— BEGIN Recorded data —

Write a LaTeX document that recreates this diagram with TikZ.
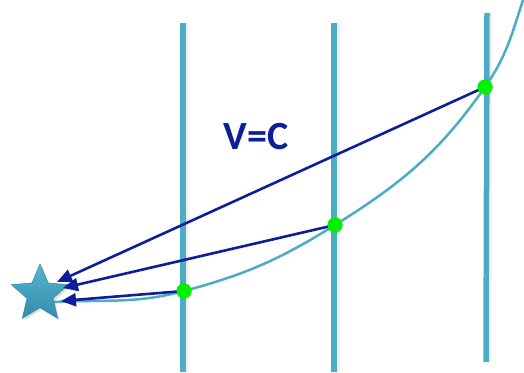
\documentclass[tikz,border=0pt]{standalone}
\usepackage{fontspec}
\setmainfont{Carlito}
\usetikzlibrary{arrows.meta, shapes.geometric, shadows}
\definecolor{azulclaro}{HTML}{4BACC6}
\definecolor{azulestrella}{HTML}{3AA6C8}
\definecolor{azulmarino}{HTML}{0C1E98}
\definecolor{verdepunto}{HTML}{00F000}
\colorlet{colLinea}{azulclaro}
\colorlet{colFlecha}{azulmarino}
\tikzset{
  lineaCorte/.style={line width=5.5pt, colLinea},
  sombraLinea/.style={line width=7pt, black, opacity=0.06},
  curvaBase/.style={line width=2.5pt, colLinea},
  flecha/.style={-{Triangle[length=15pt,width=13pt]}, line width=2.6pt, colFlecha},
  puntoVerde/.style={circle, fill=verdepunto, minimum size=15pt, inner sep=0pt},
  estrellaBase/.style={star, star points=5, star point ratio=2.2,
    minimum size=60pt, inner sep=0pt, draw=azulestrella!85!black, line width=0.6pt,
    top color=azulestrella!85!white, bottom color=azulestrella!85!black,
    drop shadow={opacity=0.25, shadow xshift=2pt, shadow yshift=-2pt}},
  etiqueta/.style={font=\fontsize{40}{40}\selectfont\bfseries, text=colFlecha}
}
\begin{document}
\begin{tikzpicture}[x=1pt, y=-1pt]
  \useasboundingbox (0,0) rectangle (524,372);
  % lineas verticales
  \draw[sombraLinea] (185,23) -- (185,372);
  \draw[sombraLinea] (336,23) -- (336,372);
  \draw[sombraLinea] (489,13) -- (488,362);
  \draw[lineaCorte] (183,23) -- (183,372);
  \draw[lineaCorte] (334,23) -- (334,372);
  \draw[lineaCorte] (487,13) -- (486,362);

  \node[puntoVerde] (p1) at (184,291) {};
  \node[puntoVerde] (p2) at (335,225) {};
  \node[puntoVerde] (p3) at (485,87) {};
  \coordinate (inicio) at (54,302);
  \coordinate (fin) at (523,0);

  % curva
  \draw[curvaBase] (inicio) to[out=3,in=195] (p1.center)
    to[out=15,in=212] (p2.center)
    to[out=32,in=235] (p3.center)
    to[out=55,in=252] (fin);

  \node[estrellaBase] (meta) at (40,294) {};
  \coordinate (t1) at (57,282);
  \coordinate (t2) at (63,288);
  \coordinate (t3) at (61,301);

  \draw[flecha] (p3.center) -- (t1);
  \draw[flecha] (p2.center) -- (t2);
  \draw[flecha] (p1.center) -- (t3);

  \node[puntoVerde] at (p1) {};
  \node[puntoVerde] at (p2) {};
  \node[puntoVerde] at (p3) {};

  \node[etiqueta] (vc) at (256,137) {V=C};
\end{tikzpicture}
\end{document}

— END Recorded data —

*Required task*.
Transcribe each line above verbatim, with the pictures left out.

*Complete response*.
Write a LaTeX document that recreates this diagram with TikZ.
\documentclass[tikz,border=0pt]{standalone}
\usepackage{fontspec}
\setmainfont{Carlito}
\usetikzlibrary{arrows.meta, shapes.geometric, shadows}
\definecolor{azulclaro}{HTML}{4BACC6}
\definecolor{azulestrella}{HTML}{3AA6C8}
\definecolor{azulmarino}{HTML}{0C1E98}
\definecolor{verdepunto}{HTML}{00F000}
\colorlet{colLinea}{azulclaro}
\colorlet{colFlecha}{azulmarino}
\tikzset{
  lineaCorte/.style={line width=5.5pt, colLinea},
  sombraLinea/.style={line width=7pt, black, opacity=0.06},
  curvaBase/.style={line width=2.5pt, colLinea},
  flecha/.style={-{Triangle[length=15pt,width=13pt]}, line width=2.6pt, colFlecha},
  puntoVerde/.style={circle, fill=verdepunto, minimum size=15pt, inner sep=0pt},
  estrellaBase/.style={star, star points=5, star point ratio=2.2,
    minimum size=60pt, inner sep=0pt, draw=azulestrella!85!black, line width=0.6pt,
    top color=azulestrella!85!white, bottom color=azulestrella!85!black,
    drop shadow={opacity=0.25, shadow xshift=2pt, shadow yshift=-2pt}},
  etiqueta/.style={font=\fontsize{40}{40}\selectfont\bfseries, text=colFlecha}
}
\begin{document}
\begin{tikzpicture}[x=1pt, y=-1pt]
  \useasboundingbox (0,0) rectangle (524,372);
  % lineas verticales
  \draw[sombraLinea] (185,23) -- (185,372);
  \draw[sombraLinea] (336,23) -- (336,372);
  \draw[sombraLinea] (489,13) -- (488,362);
  \draw[lineaCorte] (183,23) -- (183,372);
  \draw[lineaCorte] (334,23) -- (334,372);
  \draw[lineaCorte] (487,13) -- (486,362);

  \node[puntoVerde] (p1) at (184,291) {};
  \node[puntoVerde] (p2) at (335,225) {};
  \node[puntoVerde] (p3) at (485,87) {};
  \coordinate (inicio) at (54,302);
  \coordinate (fin) at (523,0);

  % curva
  \draw[curvaBase] (inicio) to[out=3,in=195] (p1.center)
    to[out=15,in=212] (p2.center)
    to[out=32,in=235] (p3.center)
    to[out=55,in=252] (fin);

  \node[estrellaBase] (meta) at (40,294) {};
  \coordinate (t1) at (57,282);
  \coordinate (t2) at (63,288);
  \coordinate (t3) at (61,301);

  \draw[flecha] (p3.center) -- (t1);
  \draw[flecha] (p2.center) -- (t2);
  \draw[flecha] (p1.center) -- (t3);

  \node[puntoVerde] at (p1) {};
  \node[puntoVerde] at (p2) {};
  \node[puntoVerde] at (p3) {};

  \node[etiqueta] (vc) at (256,137) {V=C};
\end{tikzpicture}
\end{document}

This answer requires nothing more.